Gracias a sus enormes poderes mágicos, Oyúm primero logra transformarse en mujer para fascinarlo, sin imaginar que a causa de esta breve pero apasionada unión quedaría embarazada, luego de lo cual acelera el tiempo real para, como el propio Espíritu Santo, parir a Oyumaré al tercer día de gestación. Inmediatamente Oyúm vuelve a ser elemento acuático, por lo que siempre ha sido cultuada como la Reina de las Aguas Dulces.
Debió dejar a su inesperado hijo al cuidado de las Ekedes, especie de vestales africanas asistentes de las Ialorixás, es decir, esas populares sacerdotisas llamadas Madres de Santo, poderosas magas que después de comprobar que Oyossi es elevado al rango de Dios u Oriyá (en nagó), luego de haber superado de manera brillante las difíciles pruebas iniciáticas, deciden por orden de Oyúm presentarle a su hijo, al que todavía no conocía. En el tiempo real ya se han cumplido casi dos décadas desde el alumbramiento, por lo que Oyumaré se encuentra en la plenitud. Durante el redoble ceremonial del Candomblé, atraído por el alfabeto morse de los tamboriles, finalmente aparece Oyumaré. De inmediato Oyossi comprueba que su desplazamiento en la danza dista mucho del esperado para el hijo de un guerrero como él, aunque supera en gracia, dulzura y fascinante ritmo a su propia madre, que lo corona de estrellas nunca vistas y en su vestuario incluye collares y demás joyas femeninas que relampaguean en el cuerpo del atleta adolescente.
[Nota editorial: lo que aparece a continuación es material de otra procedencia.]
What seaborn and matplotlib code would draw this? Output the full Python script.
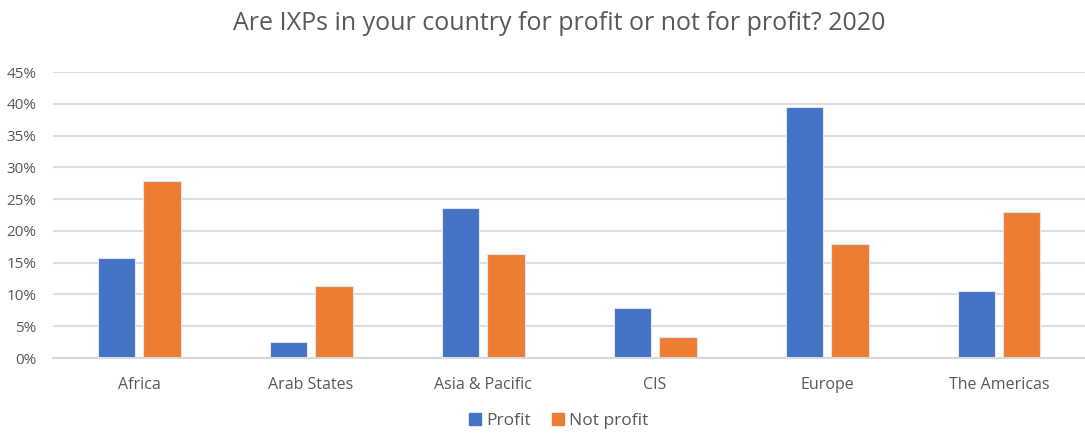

Sin repudiarlo, como habitualmente harían otras culturas, especialmente la occidental, y en verdad orgulloso por haber sido premiado con un hijo de tan excepcionales características, bendice las enormes faldas verdes y doradas que lo recubren, provocando la “Bajada”, en el trance, de la propia Oyúm, que como siempre aparece vestida de dorado, incluso con su propio espejo de oro, llamado Abebé, al que permanentemente consulta como si fuera un oráculo. Desde entonces, Oyumaré se ha ido transformando en una de las presencias más cultuadas hasta la actualidad. Protector de los homosexuales, que para celebrarlo acostumbran encender velas verdes y amarillas sobre círculos de miel y pétalos para invocar su segura protección.